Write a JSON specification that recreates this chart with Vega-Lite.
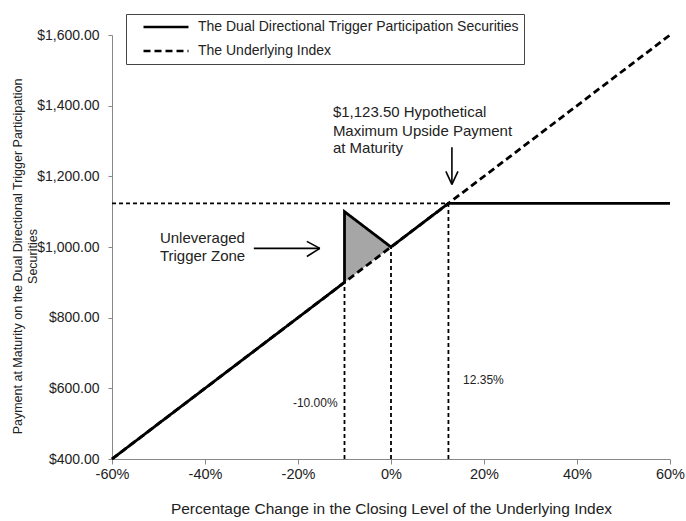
{
  "$schema": "https://vega.github.io/schema/vega-lite/v6.json",
  "width": 558,
  "height": 424,
  "autosize": {"type": "none"},
  "padding": {"left": 112, "top": 35, "right": 16, "bottom": 62},
  "background": "white",
  "config": {"view": {"stroke": null}, "font": "Liberation Sans"},
  "datasets": {
    "zone": [
      {"x": -10, "y": 900, "y2": 1100},
      {"x": 0, "y": 1000, "y2": 1000}
    ],
    "refs": [
      {"x": -10, "x2": -10, "y": 400, "y2": 900},
      {"x": 0, "x2": 0, "y": 400, "y2": 1000},
      {"x": 12.35, "x2": 12.35, "y": 400, "y2": 1123.5},
      {"x": -60, "x2": 12.35, "y": 1123.5, "y2": 1123.5}
    ],
    "lines": [
      {"series": "The Dual Directional Trigger Participation Securities", "o": 1, "x": -60, "y": 400},
      {"series": "The Dual Directional Trigger Participation Securities", "o": 2, "x": -10, "y": 900},
      {"series": "The Dual Directional Trigger Participation Securities", "o": 3, "x": -10, "y": 1100},
      {"series": "The Dual Directional Trigger Participation Securities", "o": 4, "x": 0, "y": 1000},
      {"series": "The Dual Directional Trigger Participation Securities", "o": 5, "x": 12.35, "y": 1123.5},
      {"series": "The Dual Directional Trigger Participation Securities", "o": 6, "x": 60, "y": 1123.5},
      {"series": "The Underlying Index", "o": 1, "x": -60, "y": 400},
      {"series": "The Underlying Index", "o": 2, "x": 60, "y": 1600}
    ],
    "arrows": [
      {"x": -29.5, "y": 996, "x2": -15.3, "y2": 996},
      {"x": -18.1, "y": 1016, "x2": -15.3, "y2": 996},
      {"x": -18.1, "y": 973, "x2": -15.3, "y2": 996},
      {"x": 13.1, "y": 1282, "x2": 13.1, "y2": 1177},
      {"x": 11.8, "y": 1214, "x2": 13.1, "y2": 1177},
      {"x": 14.4, "y": 1214, "x2": 13.1, "y2": 1177}
    ],
    "notes": [
      {"text": "$1,123.50 Hypothetical", "x": -12.5, "y": 1382},
      {"text": "Maximum  Upside Payment", "x": -12.5, "y": 1328},
      {"text": "at Maturity", "x": -12.5, "y": 1280},
      {"text": "Unleveraged", "x": -49.7, "y": 1025},
      {"text": "Trigger Zone", "x": -49.7, "y": 975}
    ],
    "pcts": [
      {"text": "-10.00%", "x": -21.1, "y": 559},
      {"text": "12.35%", "x": 15.5, "y": 624}
    ]
  },
  "layer": [
    {
      "data": {"name": "zone"},
      "mark": {"type": "area", "color": "#a6a6a6", "opacity": 1},
      "encoding": {
        "x": {
          "field": "x", "type": "quantitative",
          "scale": {"domain": [-60, 60], "nice": false, "zero": false},
          "axis": {
            "title": "Percentage Change in the Closing Level of the Underlying Index",
            "values": [-60, -40, -20, 0, 20, 40, 60],
            "labelExpr": "datum.value + '%'",
            "labelFlush": false,
            "labelOverlap": false,
            "grid": false,
            "domainColor": "#888", "tickColor": "#888", "tickSize": 5,
            "labelFontSize": 14.5, "labelColor": "#222", "labelPadding": 3,
            "titleFontSize": 15.5, "titleFontWeight": "normal", "titleColor": "#222",
            "titleBaseline": "middle", "titleY": 49
          }
        },
        "y": {
          "field": "y", "type": "quantitative",
          "scale": {"domain": [400, 1600], "nice": false, "zero": false},
          "axis": {
            "title": ["Payment at Maturity on the Dual Directional Trigger Participation", "Securities"],
            "values": [400, 600, 800, 1000, 1200, 1400, 1600],
            "format": "$,.2f",
            "labelFlush": false,
            "grid": false,
            "domainColor": "#888", "tickColor": "#888", "tickSize": 4,
            "labelFontSize": 14, "labelColor": "#222", "labelPadding": 9,
            "titleFontSize": 12.5, "titleFontWeight": "normal", "titleColor": "#222",
            "titleAngle": -90, "titleAlign": "center", "titleBaseline": "top",
            "titleX": -101, "titleY": 221, "titleLineHeight": 15
          }
        },
        "y2": {"field": "y2"}
      }
    },
    {
      "data": {"name": "refs"},
      "mark": {"type": "rule", "color": "black", "strokeWidth": 1.8, "strokeDash": [4, 3]},
      "encoding": {
        "x": {"field": "x", "type": "quantitative"},
        "x2": {"field": "x2"},
        "y": {"field": "y", "type": "quantitative"},
        "y2": {"field": "y2"}
      }
    },
    {
      "data": {"name": "lines"},
      "mark": {"type": "line", "color": "black", "strokeWidth": 2.8},
      "encoding": {
        "x": {"field": "x", "type": "quantitative"},
        "y": {"field": "y", "type": "quantitative"},
        "order": {"field": "o", "type": "quantitative"},
        "strokeDash": {
          "field": "series", "type": "nominal",
          "scale": {
            "domain": ["The Dual Directional Trigger Participation Securities", "The Underlying Index"],
            "range": [[1, 0], [7, 4]]
          },
          "legend": {
            "orient": "none", "legendX": 14, "legendY": -21,
            "title": null,
            "strokeColor": "#444", "fillColor": "white", "padding": 5,
            "symbolType": "stroke", "symbolSize": 2025, "symbolStrokeWidth": 2.5,
            "symbolStrokeColor": "black", "symbolOffset": 11,
            "labelOffset": 8, "labelFontSize": 14, "labelColor": "#222", "labelLimit": 420,
            "clipHeight": 16, "rowPadding": 8
          }
        }
      }
    },
    {
      "data": {"name": "arrows"},
      "mark": {"type": "rule", "color": "black", "strokeWidth": 1.6},
      "encoding": {
        "x": {"field": "x", "type": "quantitative"},
        "x2": {"field": "x2"},
        "y": {"field": "y", "type": "quantitative"},
        "y2": {"field": "y2"}
      }
    },
    {
      "data": {"name": "notes"},
      "mark": {"type": "text", "align": "left", "baseline": "middle", "fontSize": 15, "color": "#222"},
      "encoding": {
        "x": {"field": "x", "type": "quantitative"},
        "y": {"field": "y", "type": "quantitative"},
        "text": {"field": "text"}
      }
    },
    {
      "data": {"name": "pcts"},
      "mark": {"type": "text", "align": "left", "baseline": "middle", "fontSize": 12, "color": "#222"},
      "encoding": {
        "x": {"field": "x", "type": "quantitative"},
        "y": {"field": "y", "type": "quantitative"},
        "text": {"field": "text"}
      }
    }
  ]
}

#####

**Problem**:
Leave every image out, and retype the material exactly.

**Response below**:
Write a JSON specification that recreates this chart with Vega-Lite.
{
  "$schema": "https://vega.github.io/schema/vega-lite/v6.json",
  "width": 558,
  "height": 424,
  "autosize": {"type": "none"},
  "padding": {"left": 112, "top": 35, "right": 16, "bottom": 62},
  "background": "white",
  "config": {"view": {"stroke": null}, "font": "Liberation Sans"},
  "datasets": {
    "zone": [
      {"x": -10, "y": 900, "y2": 1100},
      {"x": 0, "y": 1000, "y2": 1000}
    ],
    "refs": [
      {"x": -10, "x2": -10, "y": 400, "y2": 900},
      {"x": 0, "x2": 0, "y": 400, "y2": 1000},
      {"x": 12.35, "x2": 12.35, "y": 400, "y2": 1123.5},
      {"x": -60, "x2": 12.35, "y": 1123.5, "y2": 1123.5}
    ],
    "lines": [
      {"series": "The Dual Directional Trigger Participation Securities", "o": 1, "x": -60, "y": 400},
      {"series": "The Dual Directional Trigger Participation Securities", "o": 2, "x": -10, "y": 900},
      {"series": "The Dual Directional Trigger Participation Securities", "o": 3, "x": -10, "y": 1100},
      {"series": "The Dual Directional Trigger Participation Securities", "o": 4, "x": 0, "y": 1000},
      {"series": "The Dual Directional Trigger Participation Securities", "o": 5, "x": 12.35, "y": 1123.5},
      {"series": "The Dual Directional Trigger Participation Securities", "o": 6, "x": 60, "y": 1123.5},
      {"series": "The Underlying Index", "o": 1, "x": -60, "y": 400},
      {"series": "The Underlying Index", "o": 2, "x": 60, "y": 1600}
    ],
    "arrows": [
      {"x": -29.5, "y": 996, "x2": -15.3, "y2": 996},
      {"x": -18.1, "y": 1016, "x2": -15.3, "y2": 996},
      {"x": -18.1, "y": 973, "x2": -15.3, "y2": 996},
      {"x": 13.1, "y": 1282, "x2": 13.1, "y2": 1177},
      {"x": 11.8, "y": 1214, "x2": 13.1, "y2": 1177},
      {"x": 14.4, "y": 1214, "x2": 13.1, "y2": 1177}
    ],
    "notes": [
      {"text": "$1,123.50 Hypothetical", "x": -12.5, "y": 1382},
      {"text": "Maximum  Upside Payment", "x": -12.5, "y": 1328},
      {"text": "at Maturity", "x": -12.5, "y": 1280},
      {"text": "Unleveraged", "x": -49.7, "y": 1025},
      {"text": "Trigger Zone", "x": -49.7, "y": 975}
    ],
    "pcts": [
      {"text": "-10.00%", "x": -21.1, "y": 559},
      {"text": "12.35%", "x": 15.5, "y": 624}
    ]
  },
  "layer": [
    {
      "data": {"name": "zone"},
      "mark": {"type": "area", "color": "#a6a6a6", "opacity": 1},
      "encoding": {
        "x": {
          "field": "x", "type": "quantitative",
          "scale": {"domain": [-60, 60], "nice": false, "zero": false},
          "axis": {
            "title": "Percentage Change in the Closing Level of the Underlying Index",
            "values": [-60, -40, -20, 0, 20, 40, 60],
            "labelExpr": "datum.value + '%'",
            "labelFlush": false,
            "labelOverlap": false,
            "grid": false,
            "domainColor": "#888", "tickColor": "#888", "tickSize": 5,
            "labelFontSize": 14.5, "labelColor": "#222", "labelPadding": 3,
            "titleFontSize": 15.5, "titleFontWeight": "normal", "titleColor": "#222",
            "titleBaseline": "middle", "titleY": 49
          }
        },
        "y": {
          "field": "y", "type": "quantitative",
          "scale": {"domain": [400, 1600], "nice": false, "zero": false},
          "axis": {
            "title": ["Payment at Maturity on the Dual Directional Trigger Participation", "Securities"],
            "values": [400, 600, 800, 1000, 1200, 1400, 1600],
            "format": "$,.2f",
            "labelFlush": false,
            "grid": false,
            "domainColor": "#888", "tickColor": "#888", "tickSize": 4,
            "labelFontSize": 14, "labelColor": "#222", "labelPadding": 9,
            "titleFontSize": 12.5, "titleFontWeight": "normal", "titleColor": "#222",
            "titleAngle": -90, "titleAlign": "center", "titleBaseline": "top",
            "titleX": -101, "titleY": 221, "titleLineHeight": 15
          }
        },
        "y2": {"field": "y2"}
      }
    },
    {
      "data": {"name": "refs"},
      "mark": {"type": "rule", "color": "black", "strokeWidth": 1.8, "strokeDash": [4, 3]},
      "encoding": {
        "x": {"field": "x", "type": "quantitative"},
        "x2": {"field": "x2"},
        "y": {"field": "y", "type": "quantitative"},
        "y2": {"field": "y2"}
      }
    },
    {
      "data": {"name": "lines"},
      "mark": {"type": "line", "color": "black", "strokeWidth": 2.8},
      "encoding": {
        "x": {"field": "x", "type": "quantitative"},
        "y": {"field": "y", "type": "quantitative"},
        "order": {"field": "o", "type": "quantitative"},
        "strokeDash": {
          "field": "series", "type": "nominal",
          "scale": {
            "domain": ["The Dual Directional Trigger Participation Securities", "The Underlying Index"],
            "range": [[1, 0], [7, 4]]
          },
          "legend": {
            "orient": "none", "legendX": 14, "legendY": -21,
            "title": null,
            "strokeColor": "#444", "fillColor": "white", "padding": 5,
            "symbolType": "stroke", "symbolSize": 2025, "symbolStrokeWidth": 2.5,
            "symbolStrokeColor": "black", "symbolOffset": 11,
            "labelOffset": 8, "labelFontSize": 14, "labelColor": "#222", "labelLimit": 420,
            "clipHeight": 16, "rowPadding": 8
          }
        }
      }
    },
    {
      "data": {"name": "arrows"},
      "mark": {"type": "rule", "color": "black", "strokeWidth": 1.6},
      "encoding": {
        "x": {"field": "x", "type": "quantitative"},
        "x2": {"field": "x2"},
        "y": {"field": "y", "type": "quantitative"},
        "y2": {"field": "y2"}
      }
    },
    {
      "data": {"name": "notes"},
      "mark": {"type": "text", "align": "left", "baseline": "middle", "fontSize": 15, "color": "#222"},
      "encoding": {
        "x": {"field": "x", "type": "quantitative"},
        "y": {"field": "y", "type": "quantitative"},
        "text": {"field": "text"}
      }
    },
    {
      "data": {"name": "pcts"},
      "mark": {"type": "text", "align": "left", "baseline": "middle", "fontSize": 12, "color": "#222"},
      "encoding": {
        "x": {"field": "x", "type": "quantitative"},
        "y": {"field": "y", "type": "quantitative"},
        "text": {"field": "text"}
      }
    }
  ]
}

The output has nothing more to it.